"""

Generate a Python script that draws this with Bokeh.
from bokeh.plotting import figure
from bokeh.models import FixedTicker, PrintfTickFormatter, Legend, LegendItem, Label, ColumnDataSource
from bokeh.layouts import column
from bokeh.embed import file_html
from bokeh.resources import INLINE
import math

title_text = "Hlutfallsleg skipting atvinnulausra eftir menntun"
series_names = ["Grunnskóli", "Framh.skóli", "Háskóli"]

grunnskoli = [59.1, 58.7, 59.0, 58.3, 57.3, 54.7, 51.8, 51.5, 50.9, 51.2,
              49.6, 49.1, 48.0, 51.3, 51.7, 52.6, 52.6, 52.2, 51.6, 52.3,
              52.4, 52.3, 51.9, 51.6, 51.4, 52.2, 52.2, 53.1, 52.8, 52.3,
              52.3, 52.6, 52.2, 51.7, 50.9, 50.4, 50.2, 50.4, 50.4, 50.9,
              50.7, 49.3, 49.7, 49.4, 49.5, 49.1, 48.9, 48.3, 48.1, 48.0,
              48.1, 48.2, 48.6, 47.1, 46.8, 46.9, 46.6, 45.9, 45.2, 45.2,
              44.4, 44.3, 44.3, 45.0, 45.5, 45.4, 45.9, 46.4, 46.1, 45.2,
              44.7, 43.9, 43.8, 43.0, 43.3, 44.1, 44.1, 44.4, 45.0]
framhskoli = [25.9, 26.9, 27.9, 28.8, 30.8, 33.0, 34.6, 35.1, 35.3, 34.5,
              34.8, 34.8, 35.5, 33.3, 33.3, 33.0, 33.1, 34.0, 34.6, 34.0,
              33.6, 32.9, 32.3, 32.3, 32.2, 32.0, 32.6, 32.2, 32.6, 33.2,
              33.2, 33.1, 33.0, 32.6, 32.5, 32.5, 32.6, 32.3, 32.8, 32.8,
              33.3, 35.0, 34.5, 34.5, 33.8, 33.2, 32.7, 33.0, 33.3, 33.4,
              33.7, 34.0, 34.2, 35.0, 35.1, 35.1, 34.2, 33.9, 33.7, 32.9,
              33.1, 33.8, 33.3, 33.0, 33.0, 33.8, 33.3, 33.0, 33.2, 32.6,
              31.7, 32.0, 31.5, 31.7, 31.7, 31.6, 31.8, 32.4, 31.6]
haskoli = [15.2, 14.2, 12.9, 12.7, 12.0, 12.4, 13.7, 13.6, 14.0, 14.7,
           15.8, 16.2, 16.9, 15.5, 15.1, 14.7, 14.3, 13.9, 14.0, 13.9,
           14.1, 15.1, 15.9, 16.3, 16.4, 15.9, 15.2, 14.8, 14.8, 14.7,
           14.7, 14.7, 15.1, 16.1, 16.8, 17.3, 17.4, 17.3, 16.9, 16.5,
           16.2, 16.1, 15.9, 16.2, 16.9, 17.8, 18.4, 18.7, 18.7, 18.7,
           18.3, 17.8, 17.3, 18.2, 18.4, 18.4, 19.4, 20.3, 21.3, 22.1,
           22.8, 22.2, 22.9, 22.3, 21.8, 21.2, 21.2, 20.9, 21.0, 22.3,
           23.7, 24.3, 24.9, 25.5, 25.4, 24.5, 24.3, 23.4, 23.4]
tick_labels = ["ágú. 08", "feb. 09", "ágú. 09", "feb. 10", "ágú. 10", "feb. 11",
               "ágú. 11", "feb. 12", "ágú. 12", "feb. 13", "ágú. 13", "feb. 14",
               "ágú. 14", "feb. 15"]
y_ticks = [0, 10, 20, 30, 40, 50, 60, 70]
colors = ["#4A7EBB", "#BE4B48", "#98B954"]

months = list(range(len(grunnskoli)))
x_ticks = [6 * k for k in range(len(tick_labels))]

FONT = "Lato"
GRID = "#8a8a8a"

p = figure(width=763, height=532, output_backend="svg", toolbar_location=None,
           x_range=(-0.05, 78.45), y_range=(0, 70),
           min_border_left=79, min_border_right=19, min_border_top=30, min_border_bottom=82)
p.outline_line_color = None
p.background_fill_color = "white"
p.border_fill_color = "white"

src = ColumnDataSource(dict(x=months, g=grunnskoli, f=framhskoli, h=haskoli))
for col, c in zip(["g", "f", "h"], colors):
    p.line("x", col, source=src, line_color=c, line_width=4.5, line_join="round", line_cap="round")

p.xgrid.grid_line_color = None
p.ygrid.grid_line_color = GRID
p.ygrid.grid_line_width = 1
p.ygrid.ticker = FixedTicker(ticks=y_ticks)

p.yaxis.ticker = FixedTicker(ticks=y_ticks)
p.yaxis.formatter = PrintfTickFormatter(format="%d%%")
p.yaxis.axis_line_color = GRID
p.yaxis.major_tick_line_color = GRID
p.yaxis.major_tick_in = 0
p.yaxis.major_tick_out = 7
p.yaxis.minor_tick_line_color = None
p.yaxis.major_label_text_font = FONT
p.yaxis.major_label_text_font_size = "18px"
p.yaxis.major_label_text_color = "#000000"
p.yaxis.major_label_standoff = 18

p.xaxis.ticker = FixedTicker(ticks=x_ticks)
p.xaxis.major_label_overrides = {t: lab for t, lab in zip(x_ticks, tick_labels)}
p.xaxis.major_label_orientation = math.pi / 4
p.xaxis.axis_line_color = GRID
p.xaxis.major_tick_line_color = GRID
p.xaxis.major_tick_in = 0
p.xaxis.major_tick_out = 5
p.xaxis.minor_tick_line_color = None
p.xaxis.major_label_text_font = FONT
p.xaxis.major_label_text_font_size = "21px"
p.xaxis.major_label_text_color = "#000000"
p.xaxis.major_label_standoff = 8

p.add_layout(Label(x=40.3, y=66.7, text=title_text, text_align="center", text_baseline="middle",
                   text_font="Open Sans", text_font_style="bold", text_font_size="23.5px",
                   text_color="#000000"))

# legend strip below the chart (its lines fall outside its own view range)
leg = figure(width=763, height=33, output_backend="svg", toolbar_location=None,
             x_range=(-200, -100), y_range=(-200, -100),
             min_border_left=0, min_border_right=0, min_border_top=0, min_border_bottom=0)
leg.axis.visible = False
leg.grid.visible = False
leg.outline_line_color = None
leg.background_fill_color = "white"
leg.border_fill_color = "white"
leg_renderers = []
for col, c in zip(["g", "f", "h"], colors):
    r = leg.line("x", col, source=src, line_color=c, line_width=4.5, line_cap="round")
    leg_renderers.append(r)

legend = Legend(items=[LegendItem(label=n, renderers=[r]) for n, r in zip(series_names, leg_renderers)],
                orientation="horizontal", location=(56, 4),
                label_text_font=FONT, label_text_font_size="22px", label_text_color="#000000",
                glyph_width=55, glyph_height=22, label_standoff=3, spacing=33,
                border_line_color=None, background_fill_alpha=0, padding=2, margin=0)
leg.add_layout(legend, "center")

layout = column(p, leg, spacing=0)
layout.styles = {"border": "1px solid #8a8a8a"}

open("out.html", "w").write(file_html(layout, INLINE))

"""

_STATED EXERCISE_
Reproduce the material verbatim, line by line.

_OUTPUT OF THE TASK_
Generate a Python script that draws this with Bokeh.
from bokeh.plotting import figure
from bokeh.models import FixedTicker, PrintfTickFormatter, Legend, LegendItem, Label, ColumnDataSource
from bokeh.layouts import column
from bokeh.embed import file_html
from bokeh.resources import INLINE
import math

title_text = "Hlutfallsleg skipting atvinnulausra eftir menntun"
series_names = ["Grunnskóli", "Framh.skóli", "Háskóli"]

grunnskoli = [59.1, 58.7, 59.0, 58.3, 57.3, 54.7, 51.8, 51.5, 50.9, 51.2,
              49.6, 49.1, 48.0, 51.3, 51.7, 52.6, 52.6, 52.2, 51.6, 52.3,
              52.4, 52.3, 51.9, 51.6, 51.4, 52.2, 52.2, 53.1, 52.8, 52.3,
              52.3, 52.6, 52.2, 51.7, 50.9, 50.4, 50.2, 50.4, 50.4, 50.9,
              50.7, 49.3, 49.7, 49.4, 49.5, 49.1, 48.9, 48.3, 48.1, 48.0,
              48.1, 48.2, 48.6, 47.1, 46.8, 46.9, 46.6, 45.9, 45.2, 45.2,
              44.4, 44.3, 44.3, 45.0, 45.5, 45.4, 45.9, 46.4, 46.1, 45.2,
              44.7, 43.9, 43.8, 43.0, 43.3, 44.1, 44.1, 44.4, 45.0]
framhskoli = [25.9, 26.9, 27.9, 28.8, 30.8, 33.0, 34.6, 35.1, 35.3, 34.5,
              34.8, 34.8, 35.5, 33.3, 33.3, 33.0, 33.1, 34.0, 34.6, 34.0,
              33.6, 32.9, 32.3, 32.3, 32.2, 32.0, 32.6, 32.2, 32.6, 33.2,
              33.2, 33.1, 33.0, 32.6, 32.5, 32.5, 32.6, 32.3, 32.8, 32.8,
              33.3, 35.0, 34.5, 34.5, 33.8, 33.2, 32.7, 33.0, 33.3, 33.4,
              33.7, 34.0, 34.2, 35.0, 35.1, 35.1, 34.2, 33.9, 33.7, 32.9,
              33.1, 33.8, 33.3, 33.0, 33.0, 33.8, 33.3, 33.0, 33.2, 32.6,
              31.7, 32.0, 31.5, 31.7, 31.7, 31.6, 31.8, 32.4, 31.6]
haskoli = [15.2, 14.2, 12.9, 12.7, 12.0, 12.4, 13.7, 13.6, 14.0, 14.7,
           15.8, 16.2, 16.9, 15.5, 15.1, 14.7, 14.3, 13.9, 14.0, 13.9,
           14.1, 15.1, 15.9, 16.3, 16.4, 15.9, 15.2, 14.8, 14.8, 14.7,
           14.7, 14.7, 15.1, 16.1, 16.8, 17.3, 17.4, 17.3, 16.9, 16.5,
           16.2, 16.1, 15.9, 16.2, 16.9, 17.8, 18.4, 18.7, 18.7, 18.7,
           18.3, 17.8, 17.3, 18.2, 18.4, 18.4, 19.4, 20.3, 21.3, 22.1,
           22.8, 22.2, 22.9, 22.3, 21.8, 21.2, 21.2, 20.9, 21.0, 22.3,
           23.7, 24.3, 24.9, 25.5, 25.4, 24.5, 24.3, 23.4, 23.4]
tick_labels = ["ágú. 08", "feb. 09", "ágú. 09", "feb. 10", "ágú. 10", "feb. 11",
               "ágú. 11", "feb. 12", "ágú. 12", "feb. 13", "ágú. 13", "feb. 14",
               "ágú. 14", "feb. 15"]
y_ticks = [0, 10, 20, 30, 40, 50, 60, 70]
colors = ["#4A7EBB", "#BE4B48", "#98B954"]

months = list(range(len(grunnskoli)))
x_ticks = [6 * k for k in range(len(tick_labels))]

FONT = "Lato"
GRID = "#8a8a8a"

p = figure(width=763, height=532, output_backend="svg", toolbar_location=None,
           x_range=(-0.05, 78.45), y_range=(0, 70),
           min_border_left=79, min_border_right=19, min_border_top=30, min_border_bottom=82)
p.outline_line_color = None
p.background_fill_color = "white"
p.border_fill_color = "white"

src = ColumnDataSource(dict(x=months, g=grunnskoli, f=framhskoli, h=haskoli))
for col, c in zip(["g", "f", "h"], colors):
    p.line("x", col, source=src, line_color=c, line_width=4.5, line_join="round", line_cap="round")

p.xgrid.grid_line_color = None
p.ygrid.grid_line_color = GRID
p.ygrid.grid_line_width = 1
p.ygrid.ticker = FixedTicker(ticks=y_ticks)

p.yaxis.ticker = FixedTicker(ticks=y_ticks)
p.yaxis.formatter = PrintfTickFormatter(format="%d%%")
p.yaxis.axis_line_color = GRID
p.yaxis.major_tick_line_color = GRID
p.yaxis.major_tick_in = 0
p.yaxis.major_tick_out = 7
p.yaxis.minor_tick_line_color = None
p.yaxis.major_label_text_font = FONT
p.yaxis.major_label_text_font_size = "18px"
p.yaxis.major_label_text_color = "#000000"
p.yaxis.major_label_standoff = 18

p.xaxis.ticker = FixedTicker(ticks=x_ticks)
p.xaxis.major_label_overrides = {t: lab for t, lab in zip(x_ticks, tick_labels)}
p.xaxis.major_label_orientation = math.pi / 4
p.xaxis.axis_line_color = GRID
p.xaxis.major_tick_line_color = GRID
p.xaxis.major_tick_in = 0
p.xaxis.major_tick_out = 5
p.xaxis.minor_tick_line_color = None
p.xaxis.major_label_text_font = FONT
p.xaxis.major_label_text_font_size = "21px"
p.xaxis.major_label_text_color = "#000000"
p.xaxis.major_label_standoff = 8

p.add_layout(Label(x=40.3, y=66.7, text=title_text, text_align="center", text_baseline="middle",
                   text_font="Open Sans", text_font_style="bold", text_font_size="23.5px",
                   text_color="#000000"))

# legend strip below the chart (its lines fall outside its own view range)
leg = figure(width=763, height=33, output_backend="svg", toolbar_location=None,
             x_range=(-200, -100), y_range=(-200, -100),
             min_border_left=0, min_border_right=0, min_border_top=0, min_border_bottom=0)
leg.axis.visible = False
leg.grid.visible = False
leg.outline_line_color = None
leg.background_fill_color = "white"
leg.border_fill_color = "white"
leg_renderers = []
for col, c in zip(["g", "f", "h"], colors):
    r = leg.line("x", col, source=src, line_color=c, line_width=4.5, line_cap="round")
    leg_renderers.append(r)

legend = Legend(items=[LegendItem(label=n, renderers=[r]) for n, r in zip(series_names, leg_renderers)],
                orientation="horizontal", location=(56, 4),
                label_text_font=FONT, label_text_font_size="22px", label_text_color="#000000",
                glyph_width=55, glyph_height=22, label_standoff=3, spacing=33,
                border_line_color=None, background_fill_alpha=0, padding=2, margin=0)
leg.add_layout(legend, "center")

layout = column(p, leg, spacing=0)
layout.styles = {"border": "1px solid #8a8a8a"}

open("out.html", "w").write(file_html(layout, INLINE))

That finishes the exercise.